= Task brief =
Copy all lines below exactly as written. Leave pictures out.

= Dataset excerpt =
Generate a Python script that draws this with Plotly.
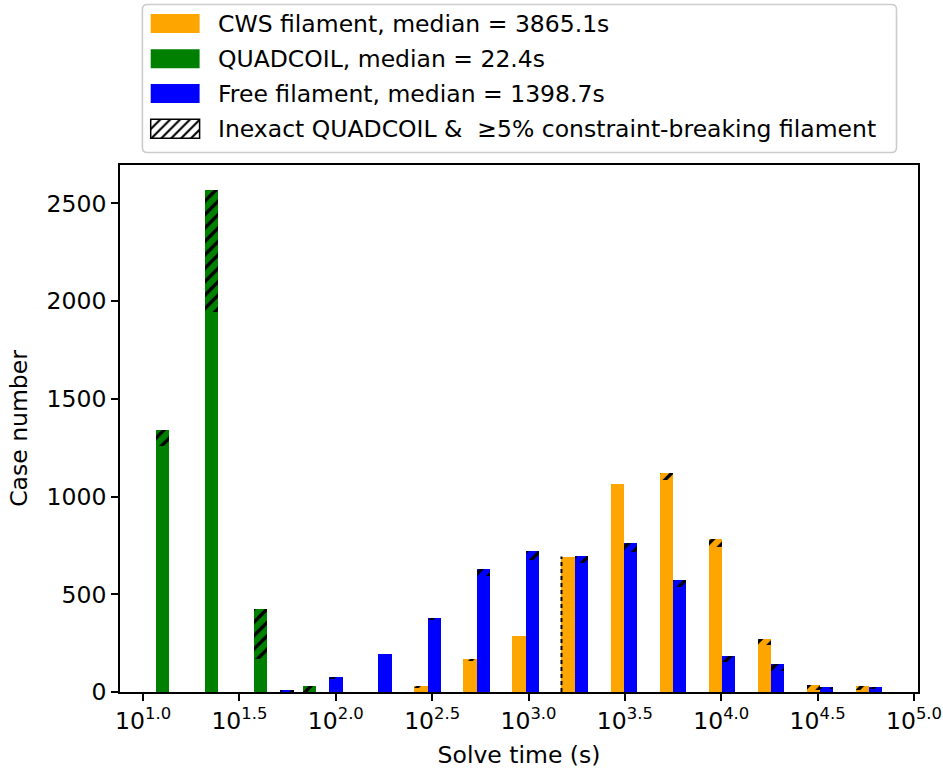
import numpy as np
import plotly.graph_objects as go

# Histogram of solve times (log10 seconds), 15 equal-width bins in log space
LOG_T_MIN = 1.043
LOG_T_MAX = 4.858
N_BINS = 15

# Counts per bin: total cases and the part flagged as inexact / constraint-breaking
quad_total = [1338, 2568, 426, 33, 0, 0, 0, 0, 0, 0, 0, 0, 0, 0, 0]
quad_hatch = [78, 622, 259, 31, 0, 0, 0, 0, 0, 0, 0, 0, 0, 0, 0]
cws_total = [0, 0, 0, 0, 0, 27, 165, 289, 693, 1066, 1123, 785, 273, 37, 32]
cws_hatch = [0, 0, 0, 0, 0, 4, 4, 0, 0, 0, 36, 41, 35, 28, 24]
free_total = [0, 0, 6, 73, 197, 378, 627, 722, 698, 760, 575, 182, 144, 27, 26]
free_hatch = [0, 0, 4, 3, 0, 6, 35, 48, 39, 46, 40, 31, 36, 12, 6]
cws_dashed_bins = [8]

labels = [
    "CWS filament, median = 3865.1s",
    "QUADCOIL, median = 22.4s",
    "Free filament, median = 1398.7s",
    "Inexact QUADCOIL &  \u22655% constraint-breaking filament",
]
x_tick_vals = [1.0, 1.5, 2.0, 2.5, 3.0, 3.5, 4.0, 4.5, 5.0]
x_tick_text = ["10<sup>%.1f</sup>" % v for v in x_tick_vals]
y_tick_vals = [0, 500, 1000, 1500, 2000, 2500]

ORANGE, GREEN, BLUE = "#FFA500", "#008000", "#0000FF"
FONT = "DejaVu Sans"
FS = 23.5

W, H = 943, 771
ML, MR, MT, MB = 120, 25, 0, 79
PW, PH = W - ML - MR, H - MT - MB
PLOT_TOP_PX = 165


def px_x(px):
    return (px - ML) / PW


def px_y(py):
    return (H - MB - py) / PH


edges = np.linspace(LOG_T_MIN, LOG_T_MAX, N_BINS + 1)
bin_w = np.diff(edges)
bar_w = 0.8 * bin_w / 3
series = [
    ("QUADCOIL", quad_total, quad_hatch, GREEN),
    ("CWS", cws_total, cws_hatch, ORANGE),
    ("Free", free_total, free_hatch, BLUE),
]

fig = go.Figure()
for i, (name, total, hatch, color) in enumerate(series):
    total = np.array(total, dtype=float)
    hatch = np.array(hatch, dtype=float)
    solid = total - hatch
    left = edges[:-1] + 0.1 * bin_w + i * bar_w
    centers = left + bar_w / 2
    fig.add_trace(go.Bar(
        x=centers, y=solid, width=bar_w, name=name,
        marker=dict(color=color, line=dict(width=0)),
        showlegend=False, hoverinfo="skip",
    ))
    fig.add_trace(go.Bar(
        x=centers, y=hatch, base=solid, width=bar_w, name=name + " (inexact)",
        marker=dict(
            color=color, line=dict(width=0),
            pattern=dict(shape="/", fgcolor="black", bgcolor=color,
                         fillmode="replace", size=9.5, solidity=0.35),
        ),
        showlegend=False, hoverinfo="skip",
    ))

# dashed outline on the left edge of selected CWS bars
for b in cws_dashed_bins:
    x_edge = edges[b] + 0.1 * bin_w[b] + bar_w[b]
    fig.add_trace(go.Scatter(
        x=[x_edge, x_edge], y=[0, cws_total[b]], mode="lines",
        line=dict(color="black", width=2, dash="4px,3px"),
        showlegend=False, hoverinfo="skip",
    ))

lo = edges[0] + 0.1 * bin_w[0]
hi = edges[-1] - 0.1 * bin_w[-1]
pad = 0.05 * (hi - lo)
y_max = 1.05 * max(max(quad_total), max(cws_total), max(free_total))

axis_common = dict(
    showline=True, mirror=True, linecolor="black", linewidth=1.8,
    ticks="outside", ticklen=7, tickwidth=1.8, tickcolor="black",
    showgrid=False, zeroline=False,
    tickfont=dict(family=FONT, size=FS, color="black"),
)

fig.update_layout(
    width=W, height=H,
    margin=dict(l=ML, r=MR, t=MT, b=MB, pad=0),
    paper_bgcolor="white", plot_bgcolor="white",
    barmode="overlay", bargap=0,
    font=dict(family=FONT, size=FS, color="black"),
    xaxis=dict(
        range=[lo - pad, hi + pad], tickmode="array",
        tickvals=x_tick_vals, ticktext=x_tick_text,
        title=dict(text="Solve time (s)", font=dict(family=FONT, size=FS, color="black"), standoff=12),
        **axis_common,
    ),
    yaxis=dict(
        range=[0, y_max], domain=[0, px_y(PLOT_TOP_PX)], tickmode="array",
        tickvals=y_tick_vals,
        title=dict(text="Case number", font=dict(family=FONT, size=FS, color="black"), standoff=12),
        **axis_common,
    ),
    xaxis2=dict(domain=[px_x(150.7), px_x(199.6)], range=[-0.5, 0.5], visible=False,
                anchor="y2", fixedrange=True),
    yaxis2=dict(domain=[px_y(138.2), px_y(119.2)], range=[0, 1], visible=False,
                anchor="x2", fixedrange=True),
)

# legend frame (rounded)
bx0, bx1, by0, by1 = px_x(142.4), px_x(896.5), px_y(152.5), px_y(4.5)
rx, ry = 5 / PW, 5 / PH
path = (f"M{bx0 + rx},{by0} L{bx1 - rx},{by0} Q{bx1},{by0} {bx1},{by0 + ry} "
        f"L{bx1},{by1 - ry} Q{bx1},{by1} {bx1 - rx},{by1} "
        f"L{bx0 + rx},{by1} Q{bx0},{by1} {bx0},{by1 - ry} "
        f"L{bx0},{by0 + ry} Q{bx0},{by0} {bx0 + rx},{by0} Z")
shapes = [dict(type="path", path=path, xref="paper", yref="paper",
               fillcolor="rgba(255,255,255,0.8)", line=dict(color="#cccccc", width=1.6),
               layer="below")]

row_centers = [23.5, 58.8, 93.5, 128.7]
patch_colors = [ORANGE, GREEN, BLUE]
for yc, col in zip(row_centers[:3], patch_colors):
    shapes.append(dict(type="rect", xref="paper", yref="paper",
                       x0=px_x(150.7), x1=px_x(199.6), y0=px_y(yc + 9.5), y1=px_y(yc - 9.5),
                       fillcolor=col, line=dict(width=0), layer="above"))
shapes.append(dict(type="rect", xref="paper", yref="paper",
                   x0=px_x(150.7), x1=px_x(199.6), y0=px_y(138.2), y1=px_y(119.2),
                   fillcolor="rgba(0,0,0,0)", line=dict(color="black", width=1.5), layer="above"))

# hatched legend swatch
fig.add_trace(go.Bar(
    x=[0], y=[1], width=[1], xaxis="x2", yaxis="y2",
    marker=dict(color="white", line=dict(width=0),
                pattern=dict(shape="/", fgcolor="black", bgcolor="white",
                             fillmode="replace", size=7, solidity=0.3)),
    showlegend=False, hoverinfo="skip",
))

annotations = []
for yc, txt in zip(row_centers, labels):
    annotations.append(dict(
        text=txt, xref="paper", yref="paper", x=px_x(216), y=px_y(yc),
        xanchor="left", yanchor="middle", showarrow=False,
        font=dict(family=FONT, size=FS, color="black"),
    ))

fig.update_layout(shapes=shapes, annotations=annotations)

fig.write_html("out.html")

= Complete output =
Generate a Python script that draws this with Plotly.
import numpy as np
import plotly.graph_objects as go

# Histogram of solve times (log10 seconds), 15 equal-width bins in log space
LOG_T_MIN = 1.043
LOG_T_MAX = 4.858
N_BINS = 15

# Counts per bin: total cases and the part flagged as inexact / constraint-breaking
quad_total = [1338, 2568, 426, 33, 0, 0, 0, 0, 0, 0, 0, 0, 0, 0, 0]
quad_hatch = [78, 622, 259, 31, 0, 0, 0, 0, 0, 0, 0, 0, 0, 0, 0]
cws_total = [0, 0, 0, 0, 0, 27, 165, 289, 693, 1066, 1123, 785, 273, 37, 32]
cws_hatch = [0, 0, 0, 0, 0, 4, 4, 0, 0, 0, 36, 41, 35, 28, 24]
free_total = [0, 0, 6, 73, 197, 378, 627, 722, 698, 760, 575, 182, 144, 27, 26]
free_hatch = [0, 0, 4, 3, 0, 6, 35, 48, 39, 46, 40, 31, 36, 12, 6]
cws_dashed_bins = [8]

labels = [
    "CWS filament, median = 3865.1s",
    "QUADCOIL, median = 22.4s",
    "Free filament, median = 1398.7s",
    "Inexact QUADCOIL &  \u22655% constraint-breaking filament",
]
x_tick_vals = [1.0, 1.5, 2.0, 2.5, 3.0, 3.5, 4.0, 4.5, 5.0]
x_tick_text = ["10<sup>%.1f</sup>" % v for v in x_tick_vals]
y_tick_vals = [0, 500, 1000, 1500, 2000, 2500]

ORANGE, GREEN, BLUE = "#FFA500", "#008000", "#0000FF"
FONT = "DejaVu Sans"
FS = 23.5

W, H = 943, 771
ML, MR, MT, MB = 120, 25, 0, 79
PW, PH = W - ML - MR, H - MT - MB
PLOT_TOP_PX = 165


def px_x(px):
    return (px - ML) / PW


def px_y(py):
    return (H - MB - py) / PH


edges = np.linspace(LOG_T_MIN, LOG_T_MAX, N_BINS + 1)
bin_w = np.diff(edges)
bar_w = 0.8 * bin_w / 3
series = [
    ("QUADCOIL", quad_total, quad_hatch, GREEN),
    ("CWS", cws_total, cws_hatch, ORANGE),
    ("Free", free_total, free_hatch, BLUE),
]

fig = go.Figure()
for i, (name, total, hatch, color) in enumerate(series):
    total = np.array(total, dtype=float)
    hatch = np.array(hatch, dtype=float)
    solid = total - hatch
    left = edges[:-1] + 0.1 * bin_w + i * bar_w
    centers = left + bar_w / 2
    fig.add_trace(go.Bar(
        x=centers, y=solid, width=bar_w, name=name,
        marker=dict(color=color, line=dict(width=0)),
        showlegend=False, hoverinfo="skip",
    ))
    fig.add_trace(go.Bar(
        x=centers, y=hatch, base=solid, width=bar_w, name=name + " (inexact)",
        marker=dict(
            color=color, line=dict(width=0),
            pattern=dict(shape="/", fgcolor="black", bgcolor=color,
                         fillmode="replace", size=9.5, solidity=0.35),
        ),
        showlegend=False, hoverinfo="skip",
    ))

# dashed outline on the left edge of selected CWS bars
for b in cws_dashed_bins:
    x_edge = edges[b] + 0.1 * bin_w[b] + bar_w[b]
    fig.add_trace(go.Scatter(
        x=[x_edge, x_edge], y=[0, cws_total[b]], mode="lines",
        line=dict(color="black", width=2, dash="4px,3px"),
        showlegend=False, hoverinfo="skip",
    ))

lo = edges[0] + 0.1 * bin_w[0]
hi = edges[-1] - 0.1 * bin_w[-1]
pad = 0.05 * (hi - lo)
y_max = 1.05 * max(max(quad_total), max(cws_total), max(free_total))

axis_common = dict(
    showline=True, mirror=True, linecolor="black", linewidth=1.8,
    ticks="outside", ticklen=7, tickwidth=1.8, tickcolor="black",
    showgrid=False, zeroline=False,
    tickfont=dict(family=FONT, size=FS, color="black"),
)

fig.update_layout(
    width=W, height=H,
    margin=dict(l=ML, r=MR, t=MT, b=MB, pad=0),
    paper_bgcolor="white", plot_bgcolor="white",
    barmode="overlay", bargap=0,
    font=dict(family=FONT, size=FS, color="black"),
    xaxis=dict(
        range=[lo - pad, hi + pad], tickmode="array",
        tickvals=x_tick_vals, ticktext=x_tick_text,
        title=dict(text="Solve time (s)", font=dict(family=FONT, size=FS, color="black"), standoff=12),
        **axis_common,
    ),
    yaxis=dict(
        range=[0, y_max], domain=[0, px_y(PLOT_TOP_PX)], tickmode="array",
        tickvals=y_tick_vals,
        title=dict(text="Case number", font=dict(family=FONT, size=FS, color="black"), standoff=12),
        **axis_common,
    ),
    xaxis2=dict(domain=[px_x(150.7), px_x(199.6)], range=[-0.5, 0.5], visible=False,
                anchor="y2", fixedrange=True),
    yaxis2=dict(domain=[px_y(138.2), px_y(119.2)], range=[0, 1], visible=False,
                anchor="x2", fixedrange=True),
)

# legend frame (rounded)
bx0, bx1, by0, by1 = px_x(142.4), px_x(896.5), px_y(152.5), px_y(4.5)
rx, ry = 5 / PW, 5 / PH
path = (f"M{bx0 + rx},{by0} L{bx1 - rx},{by0} Q{bx1},{by0} {bx1},{by0 + ry} "
        f"L{bx1},{by1 - ry} Q{bx1},{by1} {bx1 - rx},{by1} "
        f"L{bx0 + rx},{by1} Q{bx0},{by1} {bx0},{by1 - ry} "
        f"L{bx0},{by0 + ry} Q{bx0},{by0} {bx0 + rx},{by0} Z")
shapes = [dict(type="path", path=path, xref="paper", yref="paper",
               fillcolor="rgba(255,255,255,0.8)", line=dict(color="#cccccc", width=1.6),
               layer="below")]

row_centers = [23.5, 58.8, 93.5, 128.7]
patch_colors = [ORANGE, GREEN, BLUE]
for yc, col in zip(row_centers[:3], patch_colors):
    shapes.append(dict(type="rect", xref="paper", yref="paper",
                       x0=px_x(150.7), x1=px_x(199.6), y0=px_y(yc + 9.5), y1=px_y(yc - 9.5),
                       fillcolor=col, line=dict(width=0), layer="above"))
shapes.append(dict(type="rect", xref="paper", yref="paper",
                   x0=px_x(150.7), x1=px_x(199.6), y0=px_y(138.2), y1=px_y(119.2),
                   fillcolor="rgba(0,0,0,0)", line=dict(color="black", width=1.5), layer="above"))

# hatched legend swatch
fig.add_trace(go.Bar(
    x=[0], y=[1], width=[1], xaxis="x2", yaxis="y2",
    marker=dict(color="white", line=dict(width=0),
                pattern=dict(shape="/", fgcolor="black", bgcolor="white",
                             fillmode="replace", size=7, solidity=0.3)),
    showlegend=False, hoverinfo="skip",
))

annotations = []
for yc, txt in zip(row_centers, labels):
    annotations.append(dict(
        text=txt, xref="paper", yref="paper", x=px_x(216), y=px_y(yc),
        xanchor="left", yanchor="middle", showarrow=False,
        font=dict(family=FONT, size=FS, color="black"),
    ))

fig.update_layout(shapes=shapes, annotations=annotations)

fig.write_html("out.html")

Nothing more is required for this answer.